Фильм В. Венгерова был очевидной неудачей. Гений Смоктуновского — всеми замеченной удачей. Актер руководствовался заданием режиссера — изобразить маньяка, который считает своей жизненной миссией отправлять людей на тот свет. «Силой своей игры Смоктуновский все преувеличил: и демонизм режиссерского замысла и ложность его». Иначе говоря, Смоктуновский нехотя показывает несостоятельные претензии постановщика. По поводу Александрова у В. Венгерова своя «стезя» — он пытается сопоставить персонаж Толстого со Свидригайловым. Два циника, презирающие жизнь и отвергающие ее, но один для себя, другой — для других. Один — эпикуреец, другой — аскет. Один — разочарованный, другой — вдохновенный. Один — сложный, но обыкновенный человек, другой — необыкновенная, но схема; один — прагматик, другой философ.
На экране не выполнен замысел противопоставления Александрова Свидригайлову, или по крайней мере оно выявляется в обход, на стадии анализа, с некоторым насилием над сыгранным. Зато Смоктуновский и за себя и за Баталова сыграл другое противопоставление.
В «Живом трупе» — два самоубийцы. Александров — теоретик. Протасов, как это ни юмористически звучит, — практик. Александров всю жизнь готовится к смерти как к акту протеста; Протасов не готов к ней до последней минуты.

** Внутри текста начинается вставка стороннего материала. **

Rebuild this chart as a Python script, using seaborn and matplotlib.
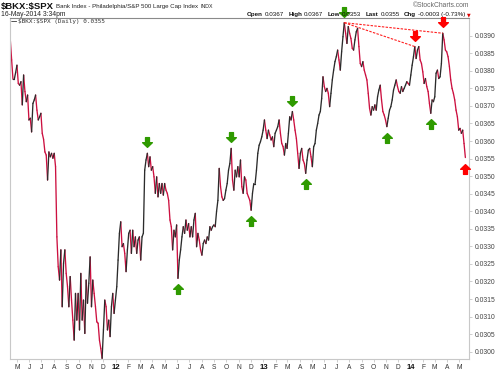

Протасов — русский человек, толстовский человек, он избегает теории и волевых решений. Александров по духу, по отсутствию врожденного для русского уважения к судьбе враждебен Протасову; этот теоретический человек для Толстого иноземец, бросающийся собственной жизнью как аргументом в споре, карикатурное сведение счетов с рахметовским типом. Его слова: «И жизнь и смерть для гения безразличны. Я умираю в жизни и живу в смерти» — лучший довод против него со стороны Толстого. И Смоктуновский начинает с механического, так сказать, теоретического облика Александрова. Он показывает неестественно прямого, будто проглотившего оглоблю человека с размашистыми и отрывистыми движениями конечностей, с выставленным лицом и мрачной, бесчувственной одержимостью во взгляде. Александров более смешон, чем страшен. Во все стороны он вытягивается, чтобы достичь габаритов сверхчеловека — и широко шагает, и руками не берет, а захватывает, и не говорит, а ораторствует. Всей человеческой жизни Протасова Гений выражает презрение. Он выше жизни, он ее хозяин — «аристократ духа». Гений дважды приносит Протасову пистолет, толкая его на решительный шаг. Однако путь Протасова к смерти идет мимо Александрова, его идей и теорий, это отдельная дорога страданий и разрыва с жизнью, Гению неизвестных. В момент самоубийства Протасова Гений, по ремарке Толстого, «сзади», в группе с другими персонажами, выбегающими из дверей на выстрел. В развязке киноверсии Гений — впереди всех, и его реакция режиссерски выделена. В кадре хаотичное движение вокруг двух неподвижных фигур: лежащего мертвого Протасова и стоящего над ним Александрова. Смоктуновский фиксирует нехарактерную, нерешительную позу героя, который всегда слишком прям, а тут то ли полусогнут, то ли придавлен.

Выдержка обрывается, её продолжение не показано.